Source excerpt:
****************
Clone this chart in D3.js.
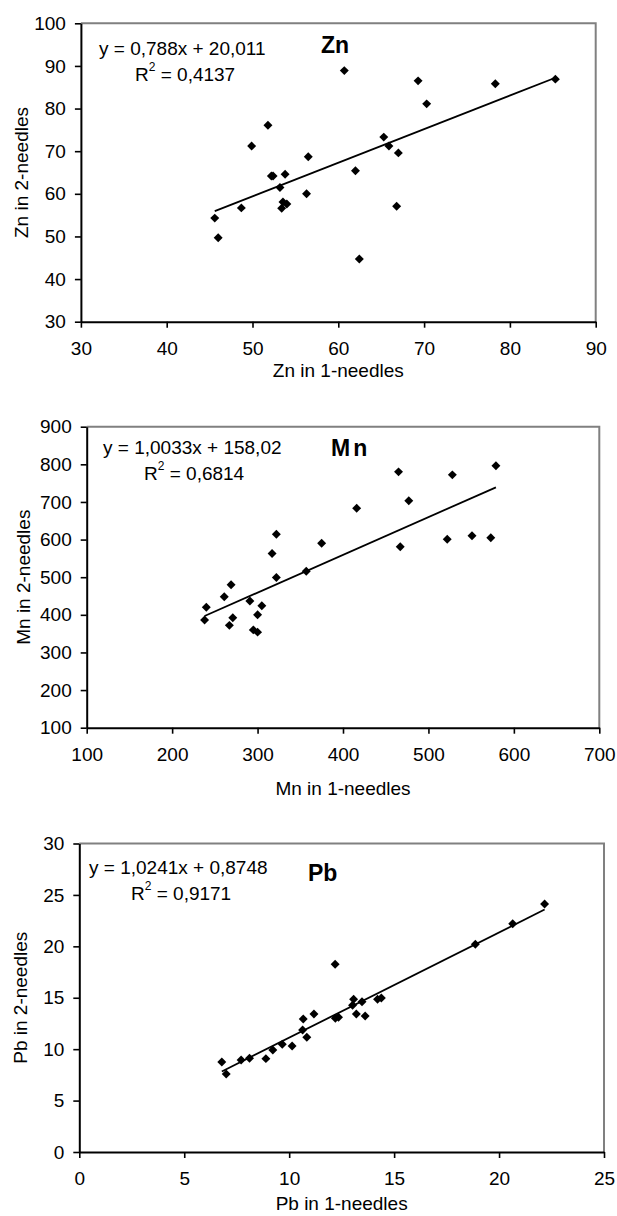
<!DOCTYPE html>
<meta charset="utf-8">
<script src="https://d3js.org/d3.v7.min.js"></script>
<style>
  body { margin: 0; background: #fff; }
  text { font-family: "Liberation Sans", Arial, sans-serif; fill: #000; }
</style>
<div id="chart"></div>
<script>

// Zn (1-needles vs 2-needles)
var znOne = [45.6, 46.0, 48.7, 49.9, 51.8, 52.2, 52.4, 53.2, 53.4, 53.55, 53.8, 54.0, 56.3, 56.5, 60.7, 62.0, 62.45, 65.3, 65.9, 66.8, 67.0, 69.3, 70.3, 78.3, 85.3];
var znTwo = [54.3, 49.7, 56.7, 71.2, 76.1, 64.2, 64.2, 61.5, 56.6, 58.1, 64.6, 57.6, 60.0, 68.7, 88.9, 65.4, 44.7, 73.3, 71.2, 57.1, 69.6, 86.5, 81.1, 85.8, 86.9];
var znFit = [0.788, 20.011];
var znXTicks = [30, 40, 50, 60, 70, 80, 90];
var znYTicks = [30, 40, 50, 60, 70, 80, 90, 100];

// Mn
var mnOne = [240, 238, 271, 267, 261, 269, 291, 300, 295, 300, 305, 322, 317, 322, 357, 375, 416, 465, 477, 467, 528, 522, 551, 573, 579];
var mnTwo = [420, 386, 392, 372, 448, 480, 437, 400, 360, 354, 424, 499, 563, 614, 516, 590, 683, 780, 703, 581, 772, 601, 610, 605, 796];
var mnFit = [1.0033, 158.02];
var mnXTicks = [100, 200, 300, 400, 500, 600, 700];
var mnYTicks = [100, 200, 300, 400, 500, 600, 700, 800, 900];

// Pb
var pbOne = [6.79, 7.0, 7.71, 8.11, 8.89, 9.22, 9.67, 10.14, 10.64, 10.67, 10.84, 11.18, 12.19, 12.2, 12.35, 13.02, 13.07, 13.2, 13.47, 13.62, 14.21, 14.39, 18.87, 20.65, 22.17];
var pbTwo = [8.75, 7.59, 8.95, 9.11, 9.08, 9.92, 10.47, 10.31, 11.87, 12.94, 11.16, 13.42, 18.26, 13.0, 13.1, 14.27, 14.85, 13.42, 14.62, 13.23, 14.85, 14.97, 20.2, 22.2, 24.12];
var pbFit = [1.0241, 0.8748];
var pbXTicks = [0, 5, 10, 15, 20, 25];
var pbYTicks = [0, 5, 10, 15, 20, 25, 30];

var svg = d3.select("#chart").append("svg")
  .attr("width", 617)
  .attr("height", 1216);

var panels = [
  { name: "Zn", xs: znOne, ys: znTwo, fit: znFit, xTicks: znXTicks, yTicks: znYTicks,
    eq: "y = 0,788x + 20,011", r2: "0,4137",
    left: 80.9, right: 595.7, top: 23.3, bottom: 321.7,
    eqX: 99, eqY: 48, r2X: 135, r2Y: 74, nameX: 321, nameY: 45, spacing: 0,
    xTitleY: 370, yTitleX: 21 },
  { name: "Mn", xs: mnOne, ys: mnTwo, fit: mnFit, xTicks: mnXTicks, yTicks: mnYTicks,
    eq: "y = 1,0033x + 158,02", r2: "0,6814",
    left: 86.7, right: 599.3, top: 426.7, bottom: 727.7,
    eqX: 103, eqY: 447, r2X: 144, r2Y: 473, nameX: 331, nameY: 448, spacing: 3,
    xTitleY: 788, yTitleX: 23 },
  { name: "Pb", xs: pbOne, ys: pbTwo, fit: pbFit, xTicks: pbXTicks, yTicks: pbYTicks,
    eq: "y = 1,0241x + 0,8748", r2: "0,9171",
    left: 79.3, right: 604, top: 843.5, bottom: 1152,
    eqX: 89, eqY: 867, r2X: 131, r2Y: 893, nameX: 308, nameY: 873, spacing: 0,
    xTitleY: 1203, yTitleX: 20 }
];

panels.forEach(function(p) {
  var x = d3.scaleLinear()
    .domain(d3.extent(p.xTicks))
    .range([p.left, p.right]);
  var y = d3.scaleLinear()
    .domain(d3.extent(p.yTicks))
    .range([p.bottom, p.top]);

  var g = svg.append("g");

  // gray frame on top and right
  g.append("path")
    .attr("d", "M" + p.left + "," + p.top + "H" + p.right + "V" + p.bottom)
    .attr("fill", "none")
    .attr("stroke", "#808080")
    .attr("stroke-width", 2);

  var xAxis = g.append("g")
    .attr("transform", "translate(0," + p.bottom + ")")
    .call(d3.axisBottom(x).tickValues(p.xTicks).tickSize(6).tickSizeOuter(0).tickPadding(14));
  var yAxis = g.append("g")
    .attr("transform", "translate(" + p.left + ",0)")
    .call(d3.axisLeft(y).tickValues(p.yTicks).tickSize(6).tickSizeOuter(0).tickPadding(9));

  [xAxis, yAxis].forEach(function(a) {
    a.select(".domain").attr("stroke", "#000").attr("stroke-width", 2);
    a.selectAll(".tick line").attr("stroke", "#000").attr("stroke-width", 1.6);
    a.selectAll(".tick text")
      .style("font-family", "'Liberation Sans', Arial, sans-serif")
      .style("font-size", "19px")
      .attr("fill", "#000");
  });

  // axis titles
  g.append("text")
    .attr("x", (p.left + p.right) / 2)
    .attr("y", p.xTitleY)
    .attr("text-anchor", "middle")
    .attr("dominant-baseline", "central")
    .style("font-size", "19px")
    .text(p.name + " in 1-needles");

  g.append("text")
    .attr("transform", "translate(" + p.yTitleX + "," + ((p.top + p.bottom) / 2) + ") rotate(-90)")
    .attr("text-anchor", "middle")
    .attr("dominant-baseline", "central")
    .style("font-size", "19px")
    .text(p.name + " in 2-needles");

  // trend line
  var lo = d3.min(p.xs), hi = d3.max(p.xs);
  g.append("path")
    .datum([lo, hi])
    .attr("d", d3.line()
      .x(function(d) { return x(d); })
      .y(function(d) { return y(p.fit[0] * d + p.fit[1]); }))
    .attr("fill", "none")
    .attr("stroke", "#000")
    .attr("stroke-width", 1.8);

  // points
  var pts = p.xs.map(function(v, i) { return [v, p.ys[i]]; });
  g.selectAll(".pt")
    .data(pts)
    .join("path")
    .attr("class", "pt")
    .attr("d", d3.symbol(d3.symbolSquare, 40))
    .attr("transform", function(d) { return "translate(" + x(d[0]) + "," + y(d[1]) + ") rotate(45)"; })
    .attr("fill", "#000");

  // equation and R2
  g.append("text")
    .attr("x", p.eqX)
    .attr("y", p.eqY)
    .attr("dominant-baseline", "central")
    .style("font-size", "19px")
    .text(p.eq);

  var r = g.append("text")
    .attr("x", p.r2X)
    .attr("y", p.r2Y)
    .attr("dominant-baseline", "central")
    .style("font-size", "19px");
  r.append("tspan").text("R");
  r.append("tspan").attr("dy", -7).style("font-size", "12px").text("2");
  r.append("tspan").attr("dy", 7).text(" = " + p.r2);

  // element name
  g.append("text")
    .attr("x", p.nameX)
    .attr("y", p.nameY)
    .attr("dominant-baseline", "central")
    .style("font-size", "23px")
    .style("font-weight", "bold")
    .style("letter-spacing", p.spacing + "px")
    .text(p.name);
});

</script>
****************
Exercise prompt: In the data above, please extract the lines from the first one through the line with "var pbYTicks = [0, 5, 10, 15, 20, 25, 30];", exactly, and keep pictures out.

Response to the task:
Clone this chart in D3.js.
<!DOCTYPE html>
<meta charset="utf-8">
<script src="https://d3js.org/d3.v7.min.js"></script>
<style>
  body { margin: 0; background: #fff; }
  text { font-family: "Liberation Sans", Arial, sans-serif; fill: #000; }
</style>
<div id="chart"></div>
<script>

// Zn (1-needles vs 2-needles)
var znOne = [45.6, 46.0, 48.7, 49.9, 51.8, 52.2, 52.4, 53.2, 53.4, 53.55, 53.8, 54.0, 56.3, 56.5, 60.7, 62.0, 62.45, 65.3, 65.9, 66.8, 67.0, 69.3, 70.3, 78.3, 85.3];
var znTwo = [54.3, 49.7, 56.7, 71.2, 76.1, 64.2, 64.2, 61.5, 56.6, 58.1, 64.6, 57.6, 60.0, 68.7, 88.9, 65.4, 44.7, 73.3, 71.2, 57.1, 69.6, 86.5, 81.1, 85.8, 86.9];
var znFit = [0.788, 20.011];
var znXTicks = [30, 40, 50, 60, 70, 80, 90];
var znYTicks = [30, 40, 50, 60, 70, 80, 90, 100];

// Mn
var mnOne = [240, 238, 271, 267, 261, 269, 291, 300, 295, 300, 305, 322, 317, 322, 357, 375, 416, 465, 477, 467, 528, 522, 551, 573, 579];
var mnTwo = [420, 386, 392, 372, 448, 480, 437, 400, 360, 354, 424, 499, 563, 614, 516, 590, 683, 780, 703, 581, 772, 601, 610, 605, 796];
var mnFit = [1.0033, 158.02];
var mnXTicks = [100, 200, 300, 400, 500, 600, 700];
var mnYTicks = [100, 200, 300, 400, 500, 600, 700, 800, 900];

// Pb
var pbOne = [6.79, 7.0, 7.71, 8.11, 8.89, 9.22, 9.67, 10.14, 10.64, 10.67, 10.84, 11.18, 12.19, 12.2, 12.35, 13.02, 13.07, 13.2, 13.47, 13.62, 14.21, 14.39, 18.87, 20.65, 22.17];
var pbTwo = [8.75, 7.59, 8.95, 9.11, 9.08, 9.92, 10.47, 10.31, 11.87, 12.94, 11.16, 13.42, 18.26, 13.0, 13.1, 14.27, 14.85, 13.42, 14.62, 13.23, 14.85, 14.97, 20.2, 22.2, 24.12];
var pbFit = [1.0241, 0.8748];
var pbXTicks = [0, 5, 10, 15, 20, 25];
var pbYTicks = [0, 5, 10, 15, 20, 25, 30];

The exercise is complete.